To answer your question, this can be done is excel with pivot tables. But if you are looking for a pandas method... I have created 2 dataframes like you have
import pandas as pd
import numpy as np
df1 = pd.DataFrame(
{ "Name": ['Govind', 'Chetan', 'Rahul'],
"City": ['Mumbai', 'Banglore', 'Pune'],
"Salary": [1, 1, 1] })
df2 = pd.DataFrame(
{ "Name": ['Govind', 'Chetan', 'Kalpesh'],
"City": ['Mumbai', 'Banglore', 'Pune'],
"Salary": [1, 1, 1] })
You can then use concat to concatenate them
df = pd.concat([df1, df2], axis=0)
df
and you can use groupby() and reset_index() to get what you want
df.groupby(['Name','City'])['Salary'].sum().reset_index()
CodePudding user response:
You can use pandas.read_excel
with sheet_name=None
to read all the sheets at once and then pass the dictionnary of dataframes made to pandas.concat
and finally use Groupby.sum
for aggregation :
import pandas as pd
out = (
pd.concat(pd.read_excel("/input_spreadsheet.xlsx", sheet_name=None), ignore_index=True)
.groupby(["Name", "City"], as_index=False)["Salary"].sum()
)
After that, if needed, you can make an new spreadsheet with pandas.DataFrame.to_excel
and/or a (.csv
) file with pandas.DataFrame.to_csv
:
out.to_excel("/output_spreadsheet.xlsx", sheet_name="Emp Salary (Total).xlsx", index=False)

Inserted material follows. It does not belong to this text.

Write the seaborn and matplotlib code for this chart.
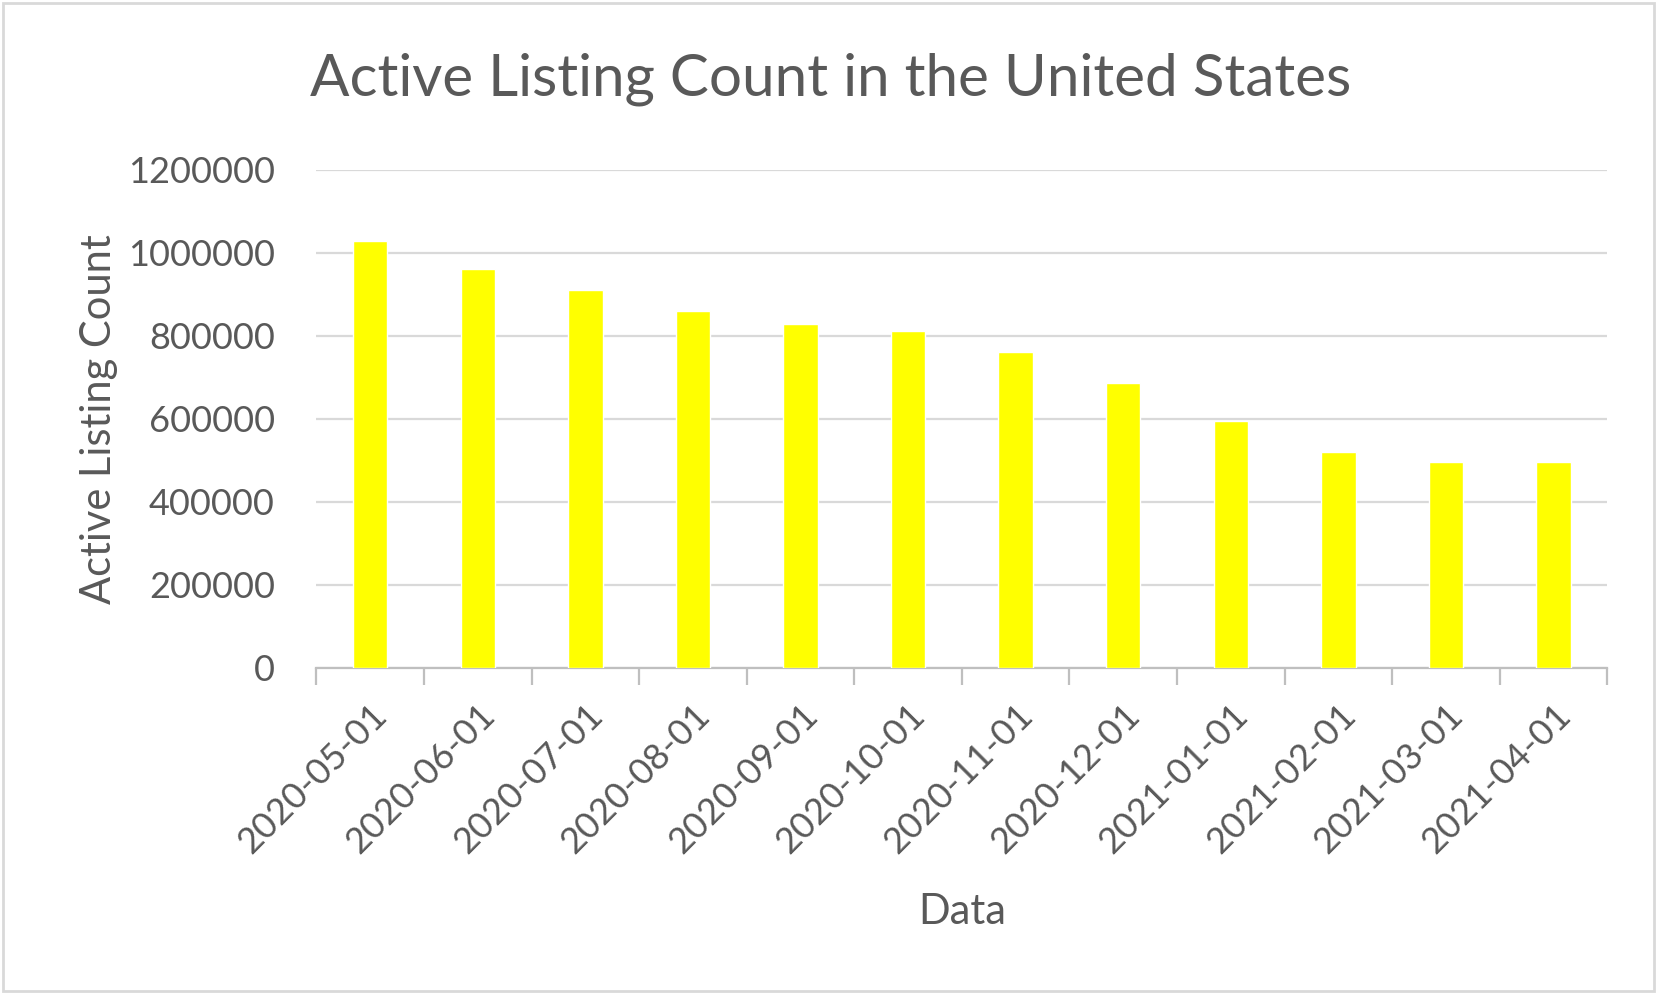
import matplotlib
matplotlib.use("Agg")
import matplotlib.pyplot as plt
import seaborn as sns
import pandas as pd
from matplotlib.patches import Rectangle

# values
dates = ['2020-05-01', '2020-06-01', '2020-07-01', '2020-08-01', '2020-09-01', '2020-10-01',
         '2020-11-01', '2020-12-01', '2021-01-01', '2021-02-01', '2021-03-01', '2021-04-01']
listings = [1029000, 962000, 911000, 861000, 828000, 811000,
            761000, 686000, 596000, 521000, 497000, 497000]
y_ticks = [0, 200000, 400000, 600000, 800000, 1000000, 1200000]

text_color = '#595959'
grid_color = '#d9d9d9'

sns.set_theme(style='white')
plt.rcParams['font.family'] = ['Lato', 'DejaVu Sans']

df = pd.DataFrame({'date': dates, 'count': listings})

fig = plt.figure(figsize=(16.57, 9.94), dpi=100)
ax = fig.add_axes([0.191, 0.328, 0.779, 0.501])

sns.barplot(data=df, x='date', y='count', color='#FFFF00', width=0.32,
            saturation=1, ax=ax, zorder=3)

ax.set_xlim(-0.5, len(dates) - 0.5)
ax.set_ylim(0, 1200000)
ax.set_yticks(y_ticks)
ax.set_yticklabels([str(v) for v in y_ticks])
ax.yaxis.grid(True, color=grid_color, linewidth=1.6, zorder=0)
ax.xaxis.grid(False)

for s in ['top', 'right', 'left']:
    ax.spines[s].set_visible(False)
ax.spines['bottom'].set_color('#bfbfbf')
ax.spines['bottom'].set_linewidth(1.6)

# category boundary ticks like the spreadsheet chart
ax.set_xticks([i - 0.5 for i in range(len(dates) + 1)], minor=True)
ax.tick_params(axis='x', which='minor', bottom=True, length=12, width=1.6,
               color='#bfbfbf', direction='out')
ax.tick_params(axis='x', which='major', length=0, pad=22)
ax.tick_params(axis='y', length=0, pad=30)
ax.tick_params(axis='both', labelsize=26, labelcolor=text_color)

plt.setp(ax.get_xticklabels(), rotation=45, ha='right', rotation_mode='anchor')

ax.set_xlabel('Data', fontsize=30, color=text_color, labelpad=24)
ax.set_ylabel('Active Listing Count', fontsize=30, color=text_color, labelpad=7)

fig.text(0.501, 0.920, 'Active Listing Count in the United States', ha='center', va='center',
         fontsize=42, color=text_color)

fig.patches.append(Rectangle((0.002, 0.003), 0.996, 0.994, transform=fig.transFigure,
                             fill=False, edgecolor='#d9d9d9', linewidth=2))

fig.savefig('out.png', dpi=100)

out.to_csv("/output_csvfile.csv", sheet_name="Emp Salary (Total).csv", sep=",", index=False) #sep="," by default
# Output :
print(out)
Name City Salary
0 Chetan Bangalore 60000
1 Dipesh Pune 50000
2 Govind Mumbai 200000
3 Kalpesh Kolkata 40000
4 Rahul Kolkata 40000
5 Santosh Pune 50000
6 Siddharth Hyderabad 50000